His personal collection of bryophyte specimens was left to the Royal Botanic Garden, Edinburgh after his death.

==Personal life and death==
He and Joyce Edwards were married in 1944 in Ulverston, and had four daughters. Watson was also a keen ornithologist, being a founder member of the Reading Bird Club, gardener, golfer, and watercolour artist, exhibiting at the Reading Guild of Artists. In addition he was knowledgeable about poetry. He died at his home in Goring from leukemia, 25 October 1999. His bryophyte collection was left to the Royal Botanic Garden, Edinburgh.

==Selected publications==
- A Study of the anatomy of Trichopus zeylanicus Gaertn. Watson, Eric Vernon (1936). Notes Roy. Bot. Gard. Edinburgh, 93:135–56.
- The Mosses of Barra, Outer Hebrides. Watson, E. V., (1939). Transactions and Proceedings of the Botanical Society of Edinburgh 32:516–541.
- The Dynamic approach to plant structure and its relation to modern taxonomic botany. Watson, Eric Vernon (1943). Biol. Rev., 18:65–77.
- Further observations on the bryophyte flora of the Isle of May: ii. Rate of succession in selected communities involving bryophytes. Watson, Eric Vernon. (1960). Trans. Proc. Bot. Soc. Edinburgh, 39:85–106.
- A Quantitative Study of the Bryophytes of Chalk Grassland. E. V. Watson (1960). Journal of Ecology, 48(2):397–414
- British Mosses and Liverworts. Eric Vernon Watson. (1955, 1968, 1981). Cambridge University Press ISBN 9780521067416
- The Structure and Life of Bryophytes. E.V. Watson (1964, 1967, 1971).

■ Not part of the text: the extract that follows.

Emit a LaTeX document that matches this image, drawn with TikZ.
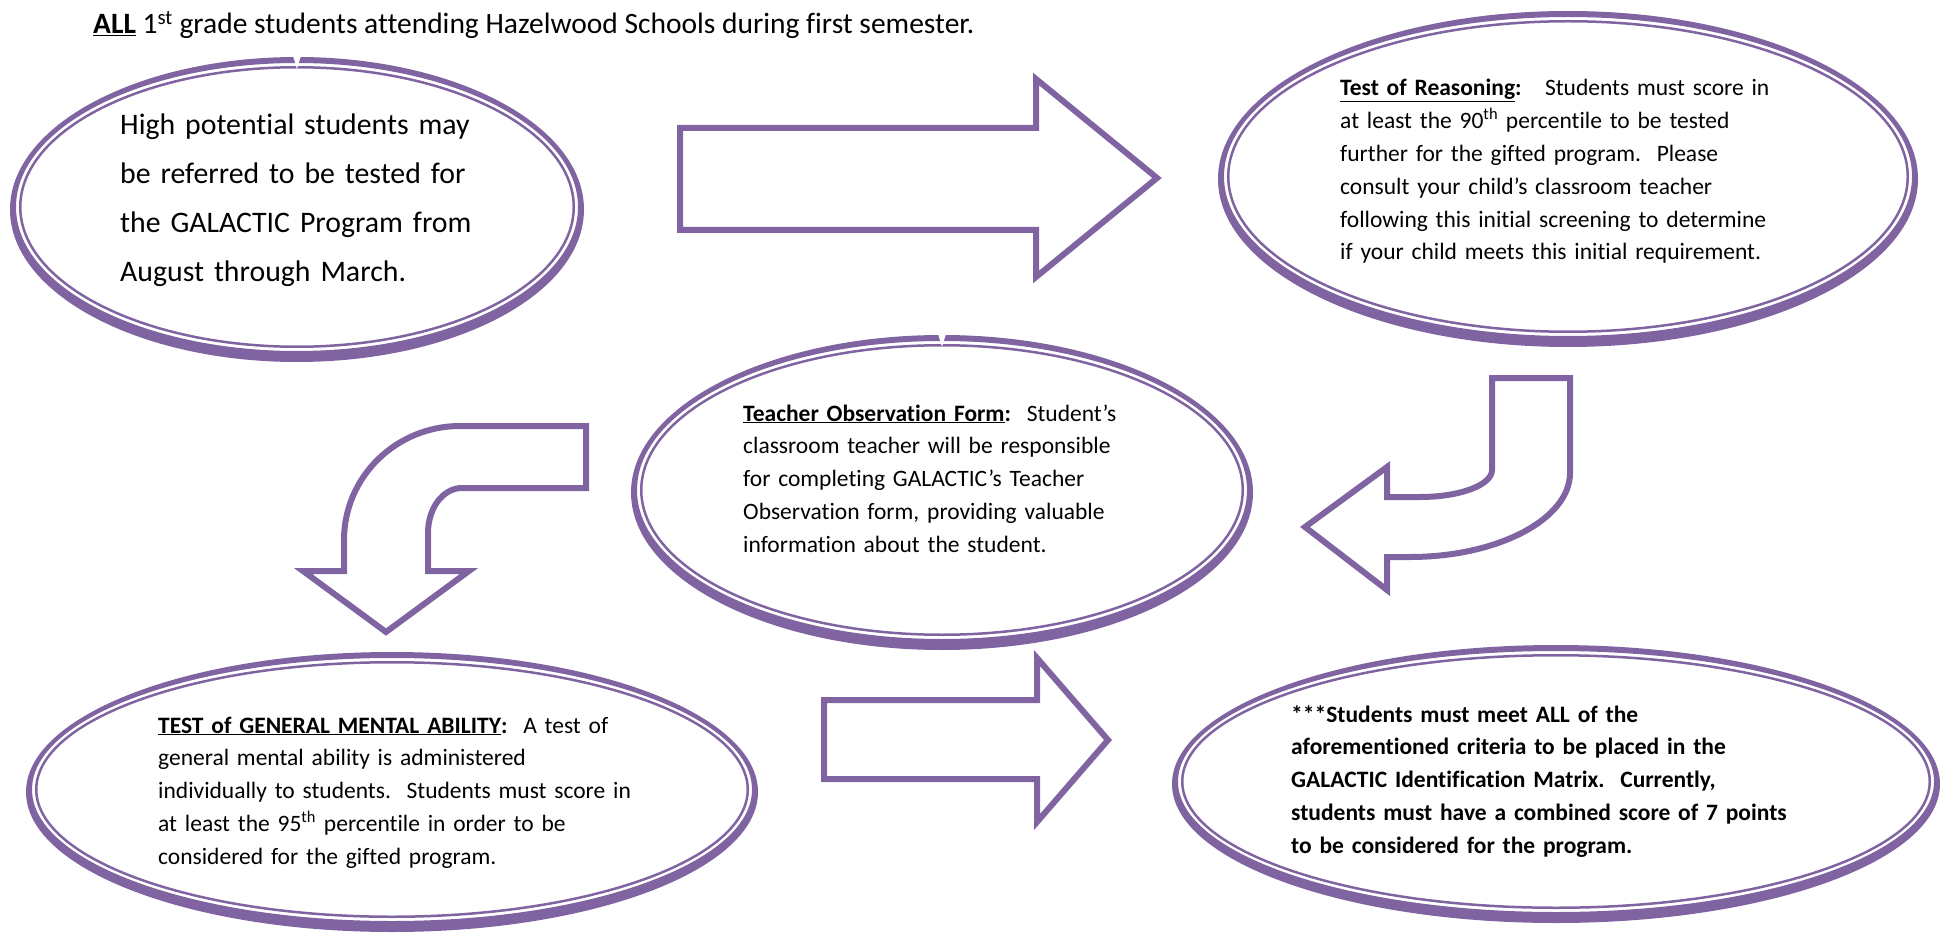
\documentclass[tikz,border=0pt]{standalone}
\usepackage{fontspec}
\setmainfont{Carlito}[Ligatures={TeX,NoCommon}]
\usetikzlibrary{shapes.geometric}
\definecolor{galpurple}{HTML}{8064A2}
\tikzset{
  blockarrow/.style={draw=galpurple, line width=6pt, fill=white, line join=miter},
  bodytext/.style={anchor=base west, inner sep=0pt, text width=700pt, align=left,
     font=\fontsize{23.5}{32.8}\selectfont},
  bigtext/.style={anchor=base west, inner sep=0pt, text width=700pt, align=left,
     font=\fontsize{29.8}{49}\selectfont},
  notch/.style={fill=white, draw=none},
}
% name, cx, cy, rx, ry
\newcommand\galoval[5]{%
  \node[ellipse, minimum width=2*#4, minimum height=2*#5, inner sep=0pt] (#1) at (#2,#3) {};
  \fill[galpurple, even odd rule] (#2,#3) ellipse [x radius=#4, y radius=#5]
       (#2,#3-2.5) ellipse [x radius=#4-6, y radius=#5-8.5];
  \draw[galpurple, line width=2.5pt] (#2,#3-2.5) ellipse [x radius=#4-10.25, y radius=#5-12.75];
}
\begin{document}
\begin{tikzpicture}[x=1pt,y=-1pt]
\useasboundingbox (0,0) rectangle (1946,933);

% title
\node[anchor=base west, inner sep=0pt, font=\fontsize{29.5}{36}\selectfont] (title) at (93,34)
  {\underline{\textbf{ALL}} 1\textsuperscript{st} grade students attending Hazelwood Schools during first semester.};

% ovals
\galoval{A}{297}{209.5}{287}{152.5}
\galoval{B}{1568}{179}{350}{168}
\galoval{C}{942}{492.5}{311}{157.5}
\galoval{D}{392}{792}{366}{140}
\galoval{E}{1556}{784}{384}{139}

% small notches at the top of two ovals
\fill[notch] (A.north) ++(-4,-1) -- ++(8,0) -- ++(-4,13) -- cycle;
\fill[notch] (C.north) ++(-4,-1) -- ++(8,0) -- ++(-4,13) -- cycle;

% texts
\node[bigtext] (tA) at (120,135) {High potential students may\\ be referred to be tested for\\ the GALACTIC Program from\\ August through March.};

\node[bodytext] (tB) at (1340,96) {\underline{\textbf{Test of Reasoning}}\textbf{:}\ \ \ Students must score in\\
 at least the 90\textsuperscript{th} percentile to be tested\\
 further for the gifted program.\ \ Please\\
 consult your child’s classroom teacher\\
 following this initial screening to determine\\
 if your child meets this initial requirement.};

\node[bodytext] (tC) at (743,421) {\underline{\textbf{Teacher Observation Form}}\textbf{:}\ \ Student’s\\
 classroom teacher will be responsible\\
 for completing GALACTIC’s Teacher\\
 Observation form, providing valuable\\
 information about the student.};

\node[bodytext] (tD) at (158,733) {\underline{\textbf{TEST of GENERAL MENTAL ABILITY}}\textbf{:}\ \ A test of\\
 general mental ability is administered\\
 individually to students.\ \ Students must score in\\
 at least the 95\textsuperscript{th} percentile in order to be\\
 considered for the gifted program.};

\node[bodytext, font=\fontsize{23.5}{32.8}\selectfont\bfseries] (tE) at (1291,722) {***Students must meet ALL of the\\
 aforementioned criteria to be placed in the\\
 GALACTIC Identification Matrix.\ \ Currently,\\
 students must have a combined score of 7 points\\
 to be considered for the program.};

% block arrows
\draw[blockarrow] (680,128) -- (1036,128) -- (1036,79) -- (1157,178) -- (1036,277)
   -- (1036,230) -- (680,230) -- cycle;

\draw[blockarrow] (824,700) -- (1037,700) -- (1037,658) -- (1108,740) -- (1037,822)
   -- (1037,779) -- (824,779) -- cycle;

\draw[blockarrow] (586,426) -- (460,426) .. controls (396,426) and (344,477) .. (344,540)
   -- (344,571) -- (303,571) -- (386,632) -- (469,571) -- (428,571) -- (428,533)
   .. controls (428,508) and (443,488) .. (462,488) -- (586,488) -- cycle;

\draw[blockarrow] (1492,378) -- (1570,378) -- (1570,473) .. controls (1570,519) and (1498,557) .. (1410,557)
   -- (1387,557) -- (1387,590) -- (1305,527) -- (1387,467) -- (1387,497) -- (1420,497)
   .. controls (1460,497) and (1492,485) .. (1492,470) -- cycle;
\end{tikzpicture}
\end{document}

Hutchinson Universal Library ISBN 9780091093013
- Studies of bryophyte distribution since the time of E. M. Holmes: a review with emphasis on the recent literature. (1973). Botanical Journal of the Linnean Society, 67(1):33–46,
- The recording activities of the BBS (1923–83) and their impact on advancing knowledge. Watson, E. V., (1985). In Longton, R.E. and Perry, A.R. (eds.) British Bryological Society Diamond Jubilee. British Bryological Society Special Volume Number 1. 17–29. Cardiff.